Segundo o produtor rural Jorge Pires de Miranda, à época do acordo presidente do Sindicato Rural de Cuiabá, os produtores nunca se negaram a pagar pelos royalties das sementes, mas esta cobrança não pode extrapolar ao que a tecnologia é aplicada.
– Ao adquirir a semente, o produtor já paga pela propriedade intelectual desenvolvida, não há critério legal para estender esta cobrança – destaca.
A decisão prevê multa diária no valor de R$ 100 mil, que também culminará em caso de serem impostas quaisquer outras condições aos produtores rurais, para a aquisição da tecnologia RR2 Intacta PRO, senão aquelas já constantes dos termos, excetuando-as as suspensas.
Entenda o caso
A Intacta RR2 PRO começou a ser comercializada no Brasil na safra 2013/2014 com a característica de ser resistente aos danos da praga helicoverpa, gerar alta produtividade e tolerância ao glifosato. Em setembro de 2012, a Famato, em conjunto com 47 sindicatos rurais do Estado, ingressou uma ação coletiva na Justiça exigindo a suspensão da cobrança de quaisquer valores a título de royalties e/ou indenizações pelas tecnologias Bollgard I (BT) e RR da empresa.

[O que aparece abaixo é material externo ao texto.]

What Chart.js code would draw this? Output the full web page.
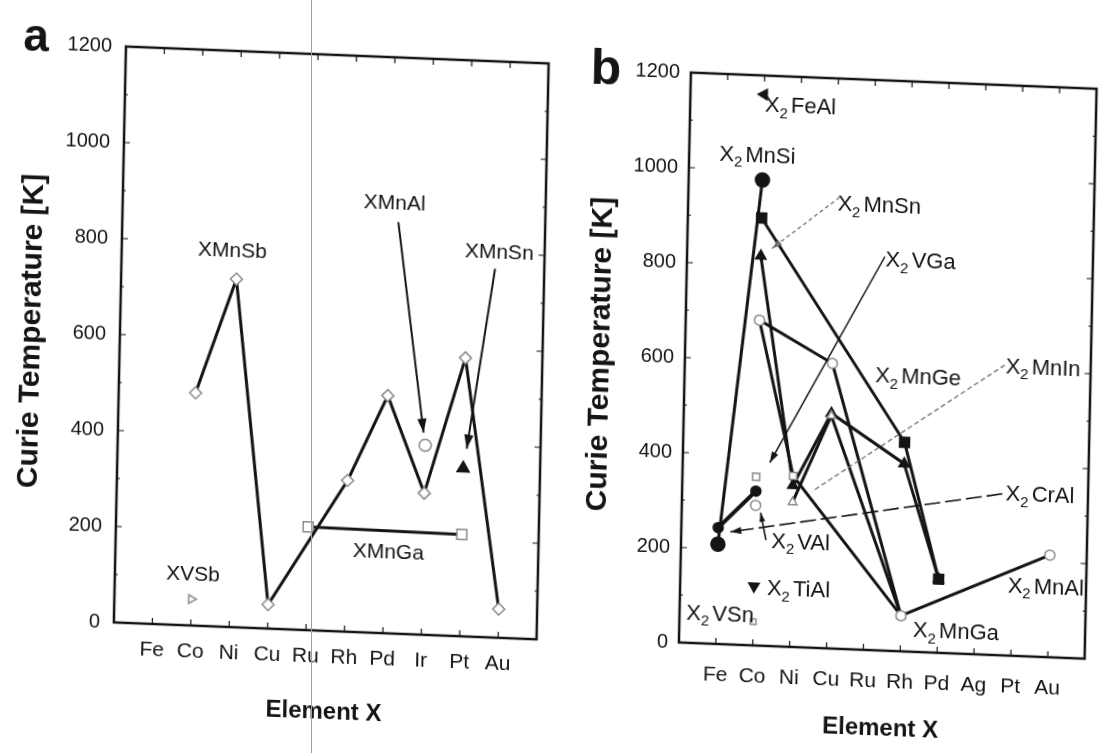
<!DOCTYPE html>
<html>
<head>
<meta charset="utf-8">
<title>Curie temperatures of Heusler compounds</title>
<script src="https://cdn.jsdelivr.net/npm/chart.js@4.4.1/dist/chart.umd.min.js"></script>
<style>
  html, body { margin: 0; background: #fff; }
  body { width: 1110px; height: 753px; position: relative; overflow: hidden; }
  .panel { position: absolute; top: 0; height: 753px; transform: matrix(1, 0.04, -0.021, 1, 0, 0); }
  /* the scan is slightly skewed, pivot on the plot centre */
  #panelA { left: 0; width: 560px; transform-origin: 331px 343px; }
  #panelB { left: 560px; width: 550px; transform-origin: 335px 366px; }
  .crease { position: absolute; left: 311px; top: 0; width: 1px; height: 753px; background: #a0a0a0; }
</style>
</head>
<body>
<div class="panel" id="panelA"><canvas id="chartA"></canvas></div>
<div class="panel" id="panelB"><canvas id="chartB"></canvas></div>
<div class="crease"></div>
<script>
// Curie temperature [K] vs element X

const elementsA = ['Fe', 'Co', 'Ni', 'Cu', 'Ru', 'Rh', 'Pd', 'Ir', 'Pt', 'Au'];
const elementsB = ['Fe', 'Co', 'Ni', 'Cu', 'Ru', 'Rh', 'Pd', 'Ag', 'Pt', 'Au'];
const yTicks = [0, 200, 400, 600, 800, 1000, 1200];

// (a) half-Heusler XYZ
const XMnSb = [null, 485, 725, 50, null, 315, 495, 295, 580, 60];
const XMnAl = [null, null, null, null, null, null, null, 395, null, null];
const XMnSn = [null, null, null, null, null, null, null, null, 350, null];
const XMnGa = [null, null, null, null, 215, null, null, null, 212, null];
const XVSb  = [null, 55, null, null, null, null, null, null, null, null];

// (b) full Heusler X2YZ
const X2MnSi = [210, 980, null, null, null, null, null, null, null, null];
const X2MnGe = [null, 900, null, null, null, 440, 155, null, null, null];
const X2MnSn = [null, 820, 340, 495, null, 395, 155, null, null, null];
const X2MnAl = [null, 685, null, 600, null, 75, null, null, null, 215];
const X2MnGa = [null, 685, 360, null, null, 75, null, null, null, null];
const X2MnIn = [null, null, 305, 490, null, 75, null, null, null, null];
const X2CrAl = [245, 325, null, null, null, null, null, null, null, null];
const X2VGa  = [null, 355, null, null, null, null, null, null, null, null];
const X2VAl  = [null, 295, null, null, null, null, null, null, null, null];
const X2TiAl = [null, 125, null, null, null, null, null, null, null, null];
const X2VSn  = [null, 50, null, null, null, null, null, null, null, null];
const X2FeAl = [null, 1160, null, null, null, null, null, null, null, null];

const INK = '#141414';
const OPEN = '#8a8a8a';
const FONT = "'Liberation Sans', Arial, sans-serif";

// one empty slot on each side so Fe..Au sit a full step inside the frame
const pad = arr => [null, ...arr, null];

function series(label, values, style) {
    return Object.assign({
        label: label,
        data: pad(values),
        spanGaps: true,
        borderColor: INK,
        borderWidth: 3,
        borderJoinStyle: 'round',
        pointRadius: 6,
        pointBorderWidth: 1.5,
        pointBorderColor: OPEN,
        pointBackgroundColor: '#fff'
    }, style);
}
const filled = { pointBackgroundColor: INK, pointBorderColor: INK };

// labels, arrows and the frame ticks are drawn here
function drawLabel(ctx, text, cx, cy, size) {
    const main = size + 'px ' + FONT;
    const small = Math.round(size * 0.68) + 'px ' + FONT;
    const parts = /^X2/.test(text)
        ? [['X', main, 0, 0], ['2', small, size * 0.34, 3], [text.slice(2), main, 0, 0]]
        : [[text, main, 0, 0]];
    let w = 0;
    parts.forEach(p => { ctx.font = p[1]; w += ctx.measureText(p[0]).width + p[3]; });
    let x = cx - w / 2;
    ctx.textAlign = 'left';
    ctx.textBaseline = 'middle';
    parts.forEach(p => {
        ctx.font = p[1];
        ctx.fillText(p[0], x, cy + p[2]);
        x += ctx.measureText(p[0]).width + p[3];
    });
}

function drawArrow(ctx, x0, y0, x1, y1, head) {
    ctx.beginPath();
    ctx.moveTo(x0, y0);
    ctx.lineTo(x1, y1);
    ctx.stroke();
    if (!head) return;
    const ang = Math.atan2(y1 - y0, x1 - x0);
    const c = Math.cos(ang), s = Math.sin(ang), hw = head * 0.33;
    ctx.setLineDash([]);
    ctx.beginPath();
    ctx.moveTo(x1, y1);
    ctx.lineTo(x1 - head * c + hw * s, y1 - head * s - hw * c);
    ctx.lineTo(x1 - head * c - hw * s, y1 - head * s + hw * c);
    ctx.closePath();
    ctx.fill();
}

const notesPlugin = {
    id: 'notes',
    beforeDatasetsDraw(chart) {
        const { ctx, chartArea: a, scales: { x, y } } = chart;
        ctx.save();
        ctx.strokeStyle = INK;
        ctx.lineWidth = 2.5;
        ctx.strokeRect(a.left, a.top, a.right - a.left, a.bottom - a.top);
        ctx.lineWidth = 1.2;
        ctx.beginPath();
        for (let i = 1; i <= 10; i++) {
            const px = x.getPixelForValue(i);
            ctx.moveTo(px, a.bottom); ctx.lineTo(px, a.bottom - 6);
            ctx.moveTo(px, a.top); ctx.lineTo(px, a.top + 6);
        }
        for (let v = 100; v < 1200; v += 100) {
            const py = y.getPixelForValue(v);
            const len = v % 200 ? 3 : 6;
            ctx.moveTo(a.left, py); ctx.lineTo(a.left + len, py);
            ctx.moveTo(a.right, py); ctx.lineTo(a.right - len, py);
        }
        ctx.stroke();
        ctx.restore();
    },
    afterDatasetsDraw(chart, args, opts) {
        const { ctx, scales: { x, y } } = chart;
        ctx.save();
        (opts.arrows || []).forEach(ar => {
            ctx.strokeStyle = ar.color || INK;
            ctx.fillStyle = ar.color || INK;
            ctx.lineWidth = ar.width || 1.5;
            ctx.setLineDash(ar.dash || []);
            drawArrow(ctx,
                x.getPixelForValue(ar.from[0]), y.getPixelForValue(ar.from[1]),
                x.getPixelForValue(ar.to[0]), y.getPixelForValue(ar.to[1]), ar.head);
        });
        ctx.setLineDash([]);
        ctx.fillStyle = INK;
        (opts.labels || []).forEach(lb => {
            drawLabel(ctx, lb.text, x.getPixelForValue(lb.at[0]), y.getPixelForValue(lb.at[1]), opts.labelSize);
        });
        if (opts.letter) {
            ctx.font = 'bold ' + opts.letter.size + 'px ' + FONT;
            ctx.textAlign = 'center';
            ctx.textBaseline = 'middle';
            ctx.fillText(opts.letter.text, opts.letter.x, opts.letter.y);
        }
        ctx.restore();
    }
};

function makeChart(id, elements, datasets, layout, notes) {
    const ctx = document.getElementById(id);
    return new Chart(ctx, {
        type: 'line',
        data: { labels: pad(elements).map(e => e || ''), datasets: datasets },
        plugins: [notesPlugin],
        options: {
            responsive: true,
            maintainAspectRatio: false,
            animation: false,
            layout: { padding: { top: layout.top, right: layout.right, left: 0, bottom: 0 } },
            plugins: { legend: { display: false }, tooltip: { enabled: false }, notes: notes },
            scales: {
                x: {
                    type: 'category',
                    offset: false,
                    grid: { display: false, drawTicks: false },
                    border: { display: false },
                    ticks: { autoSkip: false, maxRotation: 0, color: INK, padding: layout.xPad, font: { family: FONT, size: 21 } },
                    title: { display: true, text: 'Element X', color: INK, padding: { top: 0, bottom: layout.xTitlePad }, font: { family: FONT, size: 24, weight: 'bold' } },
                    afterFit: scale => { scale.height = layout.xHeight; }
                },
                y: {
                    min: 0,
                    max: 1200,
                    grid: { display: false, drawTicks: false },
                    border: { display: false },
                    afterBuildTicks: scale => { scale.ticks = yTicks.map(v => ({ value: v })); },
                    ticks: {
                        color: INK,
                        padding: layout.yPad,
                        font: { family: FONT, size: 20 },
                        callback: v => String(v)
                    },
                    title: { display: true, text: 'Curie Temperature [K]', color: INK, padding: { top: layout.yTitlePad, bottom: 0 }, font: { family: FONT, size: 30, weight: 'bold' } },
                    afterFit: scale => { scale.width = layout.yWidth; }
                }
            }
        }
    });
}

// (a)
makeChart('chartA', elementsA, [
    series('XMnSb', XMnSb, { pointStyle: 'rectRot', pointRadius: 6 }),
    series('XMnAl', XMnAl, { showLine: false, pointStyle: 'circle', pointRadius: 6 }),
    series('XMnSn', XMnSn, Object.assign({ showLine: false, pointStyle: 'triangle', pointRadius: 7 }, filled)),
    series('XMnGa', XMnGa, { pointStyle: 'rect', pointRadius: 7 }),
    series('XVSb', XVSb, { showLine: false, pointStyle: 'triangle', pointRotation: 90, pointRadius: 5 })
], { top: 55, right: 17, yWidth: 120, xHeight: 122, xPad: 14, yPad: 14, xTitlePad: 26, yTitlePad: 14 }, {
    labelSize: 21,
    letter: { text: 'a', x: 30, y: 50, size: 46 },
    labels: [
        { text: 'XMnSb', at: [2.88, 783] },
        { text: 'XMnAl', at: [7.07, 896] },
        { text: 'XMnSn', at: [9.82, 802] },
        { text: 'XMnGa', at: [7.1, 169] },
        { text: 'XVSb', at: [2.03, 106] }
    ],
    arrows: [
        { from: [7.18, 857], to: [7.95, 421], width: 2, head: 14 },
        { from: [9.72, 768], to: [9.08, 391], width: 2, head: 14 }
    ]
});

// (b)
makeChart('chartB', elementsB, [
    series('X2MnAl', X2MnAl, { pointStyle: 'circle', pointRadius: 5 }),
    series('X2MnGa', X2MnGa, { pointStyle: 'rect', pointRadius: 5 }),
    series('X2MnIn', X2MnIn, { pointStyle: 'triangle', pointRadius: 5 }),
    series('X2MnSn', X2MnSn, Object.assign({ pointStyle: 'triangle', pointRadius: 6 }, filled)),
    series('X2MnGe', X2MnGe, Object.assign({ pointStyle: 'rect', pointRadius: 7 }, filled)),
    series('X2MnSi', X2MnSi, Object.assign({ pointStyle: 'circle', pointRadius: 7 }, filled)),
    series('X2CrAl', X2CrAl, Object.assign({ pointStyle: 'circle', pointRadius: 5, borderWidth: 4 }, filled)),
    series('X2VGa', X2VGa, { showLine: false, pointStyle: 'rect', pointRadius: 5 }),
    series('X2VAl', X2VAl, { showLine: false, pointStyle: 'circle', pointRadius: 5 }),
    series('X2TiAl', X2TiAl, Object.assign({ showLine: false, pointStyle: 'triangle', pointRotation: 180, pointRadius: 6 }, filled)),
    series('X2VSn', X2VSn, { showLine: false, pointStyle: 'rect', pointRadius: 4 }),
    series('X2FeAl', X2FeAl, Object.assign({ showLine: false, pointStyle: 'triangle', pointRotation: -90, pointRadius: 6 }, filled))
], { top: 81, right: 4, yWidth: 125, xHeight: 102, xPad: 19, yPad: 11, xTitlePad: 9, yTitlePad: 23 }, {
    labelSize: 22,
    letter: { text: 'b', x: 40, y: 82, size: 50 },
    labels: [
        { text: 'X2FeAl', at: [2.99, 1137] },
        { text: 'X2MnSi', at: [1.85, 1030] },
        { text: 'X2MnSn', at: [5.18, 934] },
        { text: 'X2VGa', at: [6.33, 821] },
        { text: 'X2MnGe', at: [6.33, 576] },
        { text: 'X2MnIn', at: [9.71, 607] },
        { text: 'X2CrAl', at: [9.7, 339] },
        { text: 'X2VAl', at: [3.24, 220] },
        { text: 'X2TiAl', at: [3.21, 120] },
        { text: 'X2VSn', at: [1.1, 62] },
        { text: 'X2MnAl', at: [9.91, 146] },
        { text: 'X2MnGa', at: [7.5, 44] }
    ],
    arrows: [
        { from: [4.1, 950], to: [2.3, 837], width: 1.3, color: '#6f6f6f', dash: [4, 3], head: 10 },
        { from: [5.36, 829], to: [2.36, 386], width: 1.5, head: 11 },
        { from: [8.67, 611], to: [3.52, 329], width: 1.3, color: '#6f6f6f', dash: [5, 3] },
        { from: [8.68, 340], to: [1.33, 237], width: 1.6, dash: [16, 5], head: 11 },
        { from: [2.3, 223], to: [2.14, 280], width: 1.6, head: 9 }
    ]
});
</script>
</body>
</html>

A ação foi baseada em um estudo técnico e jurídico, contratado pela Famato e Aprosoja, que confirmou que o direito de propriedade intelectual relativo às tecnologias venceu em 31 de agosto de 2010, tornando-as de domínio público. Os agricultores também pediram a devolução de mais de R$ 500 milhões que foram pagos nas últimas safras. A própria Lei de Proteção de Cultivares (9.456/97) determina que uma cultivar perde o direito de proteção privada e cai em domínio público depois de 15 anos, o que significa que uma empresa não pode manter a cobrança depois desse período.
A Monsanto recorreu da decisão, mas a Justiça confirmou que a patente da RR1 expirou em 2010, 20 anos após a data do seu primeiro depósito no exterior, registrada em 31 de agosto de 1990. A empresa, então, parou de cobrar royalties sobre a soja transgênica, mas defendia a validade da patente até 2014: “Em outros casos semelhantes, a Justiça brasileira já corrigiu os prazos de validade de outras patentes da soja RR1, em linha com o que prevê a Lei de Propriedade Industrial”.
Em 2013, a companhia propôs, então, em troca da retirada da ação coletiva, um acordo estipulando que, ao invés de reembolsar os produtores com as quantias já quitadas pela RR1, a empresa forneceria desconto nos royalties de novas tecnologias, como a RR2, nas próximas quatro próximas safras. As entidades aceitaram. No entanto, os produtores que preferiram o estorno e não quiseram assinar acordo para receber desconto na utilização da RR2, permaneceram na na Justiça para reaver o que foi pago de forma indevida, neste caso, depois de 2010.